Ou seja, a construção é nova, mas as práticas, usos e costumes os mesmos dos tempos em que a praça desportiva se chamava Estádio da Fonte Nova e existia a “Kombi do Reggae”.
A lei regente, o Estatuto do Torcedor, foi simplesmente jogada de lado e descumprida.
Precisamos pensar o que queremos para nós. Ainda viver sob égide da desorganização, anomia, desrespeito ao consumidor, ao patrimônio público e particular, aos direitos, às leis e até mesmo à Constituição.
Organizadores e torcedores erraram. E devem refletir para isso não mais se repita. Mais, não repetir o que passou e sim mirar para um novo futuro.
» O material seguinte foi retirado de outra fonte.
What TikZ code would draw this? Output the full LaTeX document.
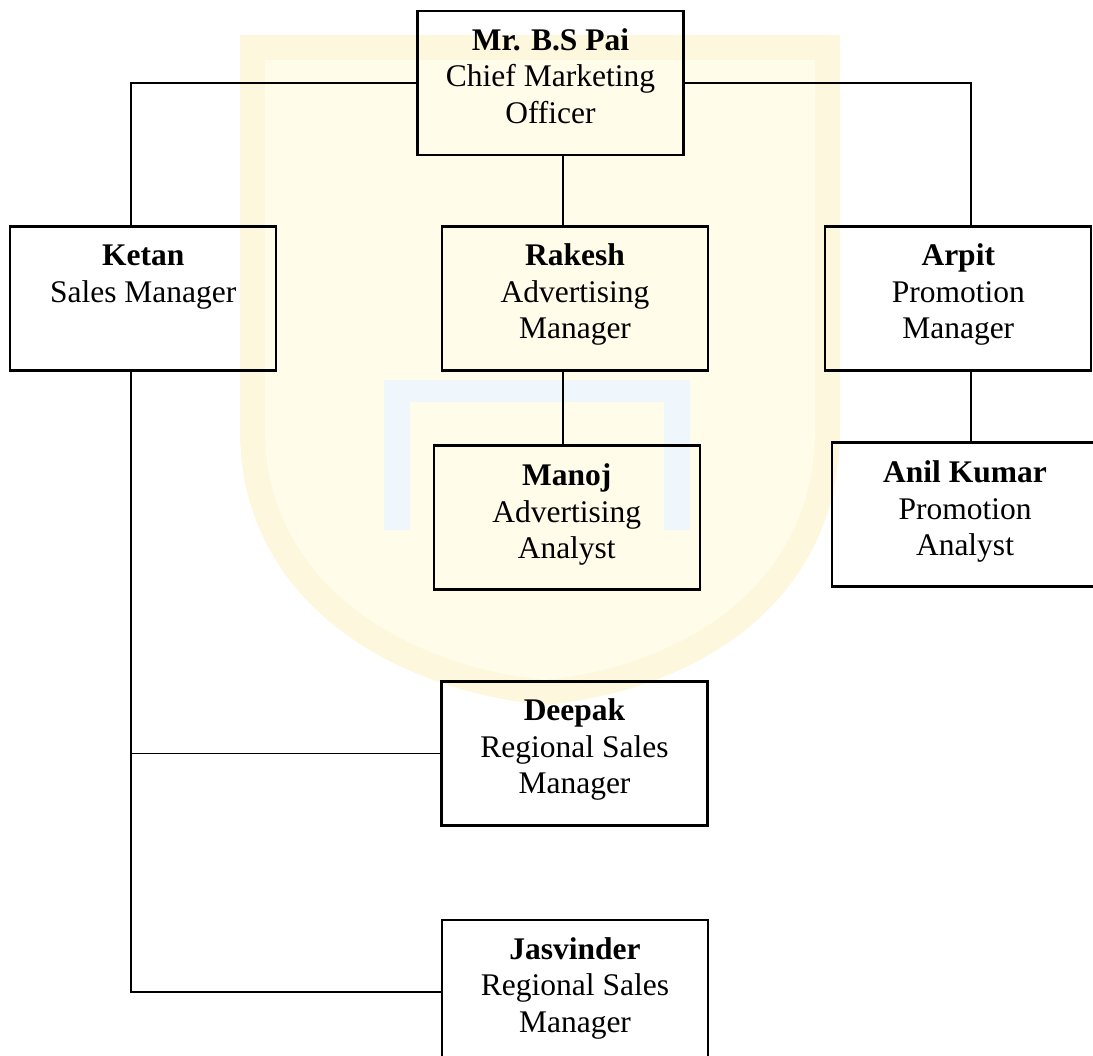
\documentclass[tikz,border=0pt]{standalone}
\usepackage{fontspec}
\setmainfont{Liberation Serif}
\definecolor{wmyellow}{RGB}{255,252,234}
\definecolor{wmedge}{RGB}{253,247,222}
\definecolor{wmblue}{RGB}{240,247,252}
\begin{document}
\begin{tikzpicture}[x=1pt,y=-1pt,
  box/.style={draw=black, line width=2.2pt, minimum width=266pt, minimum height=144pt, inner sep=0pt},
  lbl/.style={anchor=north, align=center, inner sep=0pt, font=\fontsize{31.5}{36.5}\selectfont},
  conn/.style={draw=black, line width=1.7pt}]
\useasboundingbox (0,0) rectangle (1093,1056);
\clip (0,0) rectangle (1093,1056);
% faint watermark
\fill[wmedge] (240,35) -- (840,35) -- (840,430) .. controls (840,600) and (700,690) .. (545,705) .. controls (390,690) and (240,600) .. (240,430) -- cycle;
\fill[wmyellow] (265,60) -- (815,60) -- (815,430) .. controls (815,580) and (690,665) .. (545,680) .. controls (400,665) and (265,580) .. (265,430) -- cycle;
\fill[wmblue] (384,380) rectangle (690,402);
\fill[wmblue] (384,380) rectangle (410,530);
\fill[wmblue] (664,380) rectangle (690,530);
% boxes
\node[box] (cmo) at (550.5,83) {};
\node[box] (ketan) at (143.25,298.5) {};
\node[box] (rakesh) at (575,298.5) {};
\node[box] (arpit) at (958.25,298.5) {};
\node[box] (manoj) at (566.75,517.5) {};
\node[box] (anil) at (965,514.5) {};
\node[box] (deepak) at (574.5,753.5) {};
\node[box] (jas) at (575,992) {};
% labels
\node[lbl] (cmot) at ([yshift=-14.5pt]cmo.north) {\strut\textbf{Mr. B.S Pai}\\Chief Marketing\\Officer};
\node[lbl] (ketant) at ([yshift=-14.5pt]ketan.north) {\strut\textbf{Ketan}\\Sales Manager};
\node[lbl] (rakesht) at ([yshift=-14.5pt]rakesh.north) {\strut\textbf{Rakesh}\\Advertising\\Manager};
\node[lbl] (arpitt) at ([yshift=-14.5pt]arpit.north) {\strut\textbf{Arpit}\\Promotion\\Manager};
\node[lbl] (manojt) at ([yshift=-15.5pt]manoj.north) {\strut\textbf{Manoj}\\Advertising\\Analyst};
\node[lbl] (anilt) at ([yshift=-15.5pt]anil.north) {\strut\textbf{Anil Kumar}\\Promotion\\Analyst};
\node[lbl] (deepakt) at ([yshift=-14.5pt]deepak.north) {\strut\textbf{Deepak}\\Regional Sales\\Manager};
\node[lbl] (jast) at ([yshift=-14.5pt]jas.north) {\strut\textbf{Jasvinder}\\Regional Sales\\Manager};
% connectors
\draw[conn] (cmo.west) -| ([xshift=-12.25pt]ketan.north);
\draw[conn] (cmo.east) -| ([xshift=12.75pt]arpit.north);
\draw[conn] ([xshift=12.5pt]cmo.south) -- ([xshift=12.5pt]cmo.south |- rakesh.north);
\draw[conn] ([xshift=-12pt]rakesh.south) -- ([xshift=-12pt]rakesh.south |- manoj.north);
\draw[conn] ([xshift=12.75pt]arpit.south) -- ([xshift=12.75pt]arpit.south |- anil.north);
\draw[conn] ([xshift=-12.25pt]ketan.south) |- (jas.west);
\draw[conn] ([xshift=-12.25pt]ketan.south |- deepak.west) -- (deepak.west);
\end{tikzpicture}
\end{document}
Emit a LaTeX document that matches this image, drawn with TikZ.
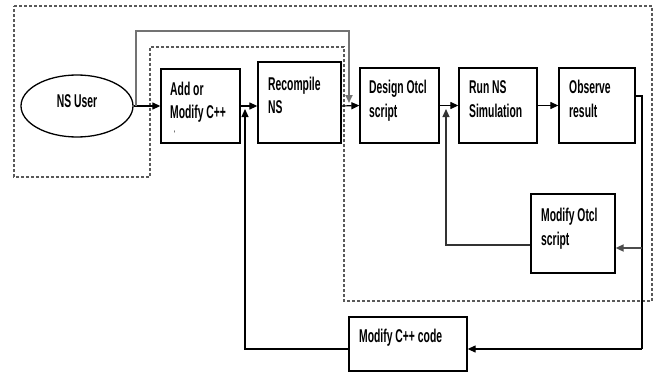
\documentclass[tikz,border=0pt]{standalone}
\usepackage{fontspec}
\newfontfamily\nf[FakeStretch=0.56]{Liberation Sans}
\usetikzlibrary{arrows.meta,calc,shapes.geometric}
\tikzset{
  box/.style={draw, line width=1.3pt, inner sep=0pt},
  lbl/.style={anchor=base west, inner sep=0pt, font=\nf\bfseries\fontsize{18.5}{22}\selectfont},
  conn/.style={line width=1.2pt, -{Triangle[length=8pt,width=7pt]}},
  plain/.style={line width=1.2pt},
  grayconn/.style={line width=1.8pt, draw=black!55, -{Triangle[length=8pt,width=7pt]}},
  region/.style={draw=black!65, line width=1.3pt, dash pattern=on 3pt off 2pt}
}
\begin{document}
\begin{tikzpicture}[x=1pt,y=-1pt]
\useasboundingbox (0,0) rectangle (656,372);
% dashed region
\draw[region] (14,6) -- (652,6) -- (652,301) -- (344,301) -- (344,47) -- (150,47) -- (150,177) -- (14,177) -- cycle;
% nodes
\node[box, ellipse, minimum width=112pt, minimum height=62pt] (user) at (77,106) {};
\node[box, minimum width=79pt, minimum height=74pt] (add) at (200.5,106) {};
\node[box, minimum width=83pt, minimum height=81pt] (rec) at (299.5,102.5) {};
\node[box, minimum width=79pt, minimum height=75pt] (des) at (399.5,105.5) {};
\node[box, minimum width=78pt, minimum height=75pt] (run) at (498,105.5) {};
\node[box, minimum width=76pt, minimum height=75pt] (obs) at (597,105.5) {};
\node[box, minimum width=84pt, minimum height=79pt] (mot) at (573,233.5) {};
\node[box, minimum width=118pt, minimum height=54pt] (mcc) at (408,344) {};
% texts
\node[lbl, anchor=base] (tuser) at (77,107) {NS User};
\node[lbl] (tadd1) at (170,95) {Add or};
\node[lbl] (tadd2) at (170,118) {Modify C++};
\node[lbl, font=\nf\bfseries\fontsize{8}{9}\selectfont] (tadd3) at (174,136) {'};
\node[lbl] (trec1) at (268,90) {Recompile};
\node[lbl] (trec2) at (268,113) {NS};
\node[lbl] (tdes1) at (369,93) {Design Otcl};
\node[lbl] (tdes2) at (369,117) {script};
\node[lbl] (trun1) at (469,93) {Run NS};
\node[lbl] (trun2) at (469,117) {Simulation};
\node[lbl] (tobs1) at (569,93) {Observe};
\node[lbl] (tobs2) at (569,117) {result};
\node[lbl] (tmot1) at (541,221) {Modify Otcl};
\node[lbl] (tmot2) at (541,245) {script};
\node[lbl] (tmcc) at (359,342) {Modify C++ code};
% junction coordinates
\coordinate (jtop) at (136,106);
\coordinate (jdes) at (349,103);
\coordinate (jrec) at (245,109);
\coordinate (jrun) at (446,109);
\coordinate (jright) at (642,96);
\coordinate (jbranch) at (642,248);
\coordinate (jbottom) at (642,349);
% connectors
\draw[conn] (user.east) -- (add.west);
\draw[grayconn] (jtop) -- (136,31) -- (349,31) -- (jdes);
\draw[conn] (add.east) -- (add.east -| rec.west);
\draw[conn] (mcc.west |- jbottom) -| (jrec);
\draw[conn] (rec.east |- add.east) -- (des.west);
\draw[conn] (des.east) -- (run.west);
\draw[conn, draw=black!80] ([yshift=-11.5pt]mot.west) -| (jrun);
\draw[conn] (run.east) -- (obs.west);
\draw[plain] ([yshift=9.5pt]obs.east) -- (jright) -- (jbottom);
\draw[grayconn, draw=black!70] (jbranch) -- ([yshift=-14.5pt]mot.east);
\draw[conn] (jbottom) -- (mcc.east |- jbottom);
\end{tikzpicture}
\end{document}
Que as novidades não fiquem apenas – e principalmente – nas belas e modernas construções, que tragam mentalidade e costumes novos.
E, claro, que o Ministério Público, órgão que o Estatuto do Torcedor confiou o seu zelo e guarda, possa acompanhar pari-passo esta reflexão e servir de fio condutor, se necessário for, para vermos transformados os estádios (ou arenas) em espaços onde impere o respeito e urbanidade, onde seja possível se assistir de uma peleja desportiva e, quem sabe, até mesmo se poder levar, novamente, a família.
Clama-se para que não vejamos mais do mesmo. Sejamos diferentes do que já vivemos até aqui.